_What this task involves_
Identify the lines that include the word "standalone", then copy all of them.
## BEGIN Dataset excerpts
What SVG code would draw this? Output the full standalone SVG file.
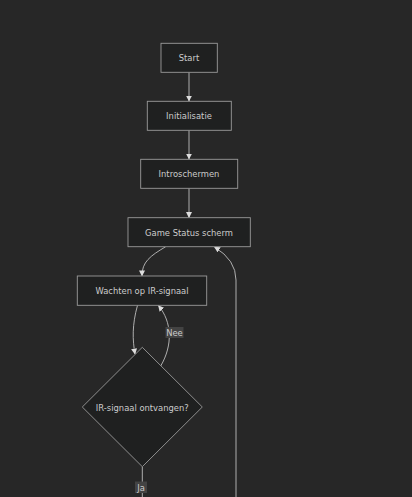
<svg xmlns="http://www.w3.org/2000/svg" width="412" height="497" viewBox="0 0 412 497">
<style>
.node rect,.node polygon{fill:#1f2020;stroke:#9a9a9a;stroke-width:0.9}
.node text{font-family:"DejaVu Sans",sans-serif;font-size:8.4px;fill:#cccccc;text-anchor:middle;dominant-baseline:central}
.edges path{fill:none;stroke:#bdbdbd;stroke-width:0.9}
.lbl rect{fill:#434343}
.lbl text{font-family:"DejaVu Sans",sans-serif;font-size:8.4px;fill:#cccccc;text-anchor:middle;dominant-baseline:central}
</style>
<defs>
<marker id="arr" markerUnits="userSpaceOnUse" markerWidth="6" markerHeight="6" viewBox="0 0 10 10" refX="9" refY="5" orient="auto">
<path d="M0,0 L10,5 L0,10 z" fill="#dddddd"/>
</marker>
</defs>
<rect width="412" height="497" fill="#272727"/>
<g class="edges">
<path d="M189,72.3 L189,101" marker-end="url(#arr)"/>
<path d="M189,130.3 L189,159" marker-end="url(#arr)"/>
<path d="M189,188.3 L189,217.5" marker-end="url(#arr)"/>
<path d="M165.7,246.7 C150,256 142,262 142,275.8" marker-end="url(#arr)"/>
<path d="M137.5,305.3 C132,325 132.5,340 135,354" marker-end="url(#arr)"/>
<path d="M160.7,366 C173,345 172,322 158.5,305.6" marker-end="url(#arr)"/>
<path d="M142.3,466.7 L142.3,497"/>
<path d="M236,497 L236,280 Q236,260 214.5,247" marker-end="url(#arr)"/>
</g>
<g class="lbl" id="label-nee">
<rect x="165.5" y="327" width="18" height="11"/>
<text x="174.5" y="332.5">Nee</text>
</g>
<g class="lbl" id="label-ja">
<rect x="135" y="481.5" width="12" height="11.5"/>
<text x="141" y="487.5">Ja</text>
</g>
<g class="node" id="start">
<rect x="161" y="43.3" width="56.3" height="29"/>
<text x="189" y="58">Start</text>
</g>
<g class="node" id="init">
<rect x="147.3" y="101.3" width="84" height="29"/>
<text x="189" y="116">Initialisatie</text>
</g>
<g class="node" id="intro">
<rect x="140.7" y="159.3" width="97" height="29"/>
<text x="189" y="174">Introschermen</text>
</g>
<g class="node" id="game">
<rect x="128" y="217.7" width="122.3" height="29"/>
<text x="189" y="232.5">Game Status scherm</text>
</g>
<g class="node" id="wachten">
<rect x="77.3" y="276" width="129.4" height="29.3"/>
<text x="142" y="291">Wachten op IR-signaal</text>
</g>
<g class="node" id="ontvangen">
<polygon points="142.3,347.3 202.3,407 142.3,466.7 82.3,407"/>
<text x="142.3" y="407.5">IR-signaal ontvangen?</text>
</g>
</svg>
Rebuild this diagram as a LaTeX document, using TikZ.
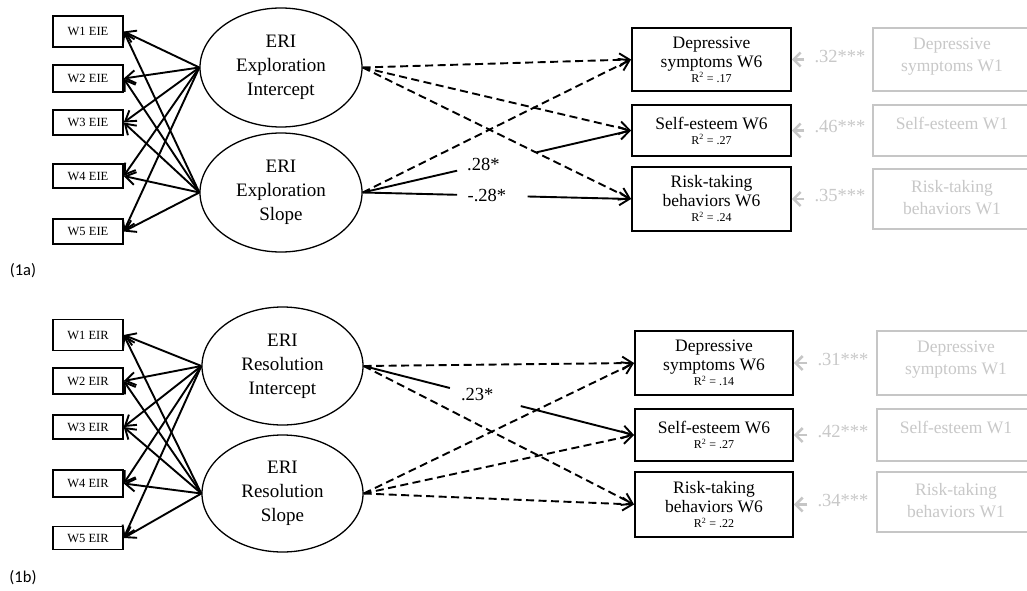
\documentclass[tikz,border=0pt]{standalone}
\usepackage{fontspec}
\setmainfont{Liberation Serif}
\newfontfamily\calib{Carlito}
\usetikzlibrary{arrows.meta,shapes.geometric,calc}
\definecolor{gline}{RGB}{198,198,198}
\definecolor{gtext}{RGB}{200,200,200}
\begin{document}
\begin{tikzpicture}[x=1pt,y=-1pt,
 obs/.style={draw, line width=1.4pt, minimum width=70pt, inner sep=0pt, font=\fontsize{12.5}{14}\selectfont},
 lat/.style={ellipse, draw, line width=1.3pt, minimum width=162pt, minimum height=119pt, inner sep=0pt, align=center, font=\fontsize{19}{24}\selectfont},
 outc/.style={draw, line width=1.9pt, minimum width=159pt, inner sep=0pt, align=center, font=\fontsize{17.5}{19}\selectfont},
 gbox/.style={draw=gline, line width=2.5pt, minimum width=190pt, inner sep=0pt},
 gtxt/.style={align=center, text=gtext, inner sep=0pt, font=\fontsize{17.5}{22}\selectfont},
 arr/.style={line width=1.9pt, -{Straight Barb[length=10pt,width=13pt]}},
 dsh/.style={arr, dash pattern=on 8pt off 4.5pt},
 seg/.style={line width=1.9pt},
 lbl/.style={font=\fontsize{18.5}{20}\selectfont, inner sep=1pt},
 glbl/.style={font=\fontsize{18.5}{20}\selectfont, text=gtext, inner sep=2pt},
 garr/.style={draw=gline, line width=2.5pt, -{Straight Barb[length=7pt,width=14pt]}, shorten <=8pt},
 paneltag/.style={font=\calib\fontsize{16.5}{18}\selectfont, inner sep=0pt}
]
\useasboundingbox[fill=white] (0,0) rectangle (1027,591);

% ---------------- Panel (1a) ----------------
\node[obs, minimum height=31pt] (a1) at (88,31.5) {W1 EIE};
\node[obs, minimum height=27pt] (a2) at (88,78.5) {W2 EIE};
\node[obs, minimum height=25pt] (a3) at (88,122.5) {W3 EIE};
\node[obs, minimum height=24pt] (a4) at (88,176) {W4 EIE};
\node[obs, minimum height=25pt] (a5) at (88,231.5) {W5 EIE};

\node[lat] (ai) at (281,67.5) {ERI\\Exploration\\Intercept};
\node[lat] (as) at (281,192.5) {ERI\\Exploration\\Slope};

\foreach \s in {ai,as}{
  \foreach \t in {a1,a2,a3,a4,a5}{
    \draw[arr] (\s.west) -- (\t.east);
  }
}

\node[outc, minimum height=63pt] (ad) at (711.5,59.5) {Depressive\\symptoms W6\\[-4pt]{\fontsize{12}{12}\selectfont R\textsuperscript{2} = .17}};
\node[outc, minimum height=51pt] (ae) at (711.5,130.5) {Self-esteem W6\\[-4pt]{\fontsize{12}{12}\selectfont R\textsuperscript{2} = .27}};
\node[outc, minimum height=64pt] (ar) at (711.5,199) {Risk-taking\\behaviors W6\\[-4pt]{\fontsize{12}{12}\selectfont R\textsuperscript{2} = .24}};

\node[gbox, minimum height=63pt] (agd) at (968,59.5) {};
\node[gbox, minimum height=51pt] (age) at (968,130.5) {};
\node[gbox, minimum height=60pt] (agr) at (968,199) {};
\node[gtxt] (tgd) at (952,57) {Depressive\\symptoms W1};
\node[gtxt] (tge) at (952,123) {Self-esteem W1};
\node[gtxt] (tgr) at (952,198) {Risk-taking\\behaviors W1};

\draw[dsh] (ai.east) -- (ad.west);
\draw[dsh] (ai.east) -- (ae.west);
\draw[dsh] (ai.east) -- (ar.west);
\draw[dsh] (as.east) -- (ad.west);
\draw[seg] (as.east) -- ($(as.east)!0.352!(ae.west)$);
\draw[arr] ($(as.east)!0.648!(ae.west)$) -- (ae.west);
\node[lbl] (la1) at ($(as.east)!0.45!(ae.west)$) {.28*};
\draw[seg] (as.east) -- ($(as.east)!0.352!(ar.west)$);
\draw[arr] ($(as.east)!0.615!(ar.west)$) -- (ar.west);
\node[lbl] (la2) at ($(as.east)!0.463!(ar.west)$) {-.28*};

\node[glbl] (ga1) at (840,57) {.32***};
\node[glbl] (ga2) at (840,127) {.46***};
\node[glbl] (ga3) at (840,196) {.35***};
\draw[garr] (ga1.west |- ad.east) -- (ad.east);
\draw[garr] (ga2.west |- ae.east) -- (ae.east);
\draw[garr] (ga3.west |- ar.east) -- (ar.east);

\node[paneltag] (ta) at (23,271) {(1a)};

% ---------------- Panel (1b) ----------------
\node[obs, minimum height=31pt] (b1) at (88,335) {W1 EIR};
\node[obs, minimum height=26pt] (b2) at (88,381) {W2 EIR};
\node[obs, minimum height=24pt] (b3) at (88,427) {W3 EIR};
\node[obs, minimum height=27pt] (b4) at (88,483.5) {W4 EIR};
\node[obs, minimum height=23pt] (b5) at (88,538) {W5 EIR};

\node[lat, minimum width=161pt, minimum height=118pt] (bi) at (282.5,366) {ERI\\Resolution\\Intercept};
\node[lat, minimum width=161pt, minimum height=117pt] (bs) at (282.5,493.5) {ERI\\Resolution\\Slope};

\foreach \s in {bi,bs}{
  \foreach \t in {b1,b2,b3,b4,b5}{
    \draw[arr] (\s.west) -- (\t.east);
  }
}

\node[outc, minimum width=158pt, minimum height=64pt] (bd) at (714,363) {Depressive\\symptoms W6\\[-4pt]{\fontsize{12}{12}\selectfont R\textsuperscript{2} = .14}};
\node[outc, minimum width=158pt, minimum height=52pt] (be) at (714,435) {Self-esteem W6\\[-4pt]{\fontsize{12}{12}\selectfont R\textsuperscript{2} = .27}};
\node[outc, minimum width=158pt, minimum height=65pt] (br) at (714,504.5) {Risk-taking\\behaviors W6\\[-4pt]{\fontsize{12}{12}\selectfont R\textsuperscript{2} = .22}};

\node[gbox, minimum height=64pt] (bgd) at (972,363) {};
\node[gbox, minimum height=52pt] (bge) at (972,435) {};
\node[gbox, minimum height=60pt] (bgr) at (972,502) {};
\node[gtxt] (tbd) at (956,360) {Depressive\\symptoms W1};
\node[gtxt] (tbe) at (956,427) {Self-esteem W1};
\node[gtxt] (tbr) at (956,501) {Risk-taking\\behaviors W1};

\draw[dsh] (bi.east) -- (bd.west);
\draw[seg] (bi.east) -- ($(bi.east)!0.319!(be.west)$);
\draw[arr] ($(bi.east)!0.581!(be.west)$) -- (be.west);
\node[lbl] (lb1) at ($(bi.east)!0.42!(be.west)$) {.23*};
\draw[dsh] (bi.east) -- (br.west);
\draw[dsh] (bs.east) -- (bd.west);
\draw[dsh] (bs.east) -- (be.west);
\draw[dsh] (bs.east) -- (br.west);

\node[glbl] (gb1) at (843,360) {.31***};
\node[glbl] (gb2) at (843,432) {.42***};
\node[glbl] (gb3) at (843,501) {.34***};
\draw[garr] (gb1.west |- bd.east) -- (bd.east);
\draw[garr] (gb2.west |- be.east) -- (be.east);
\draw[garr] (gb3.west |- br.east) -- (br.east);

\node[paneltag] (tb) at (23,578) {(1b)};
\end{tikzpicture}
\end{document}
## END Dataset excerpts
_Written answer_
What SVG code would draw this? Output the full standalone SVG file.
\documentclass[tikz,border=0pt]{standalone}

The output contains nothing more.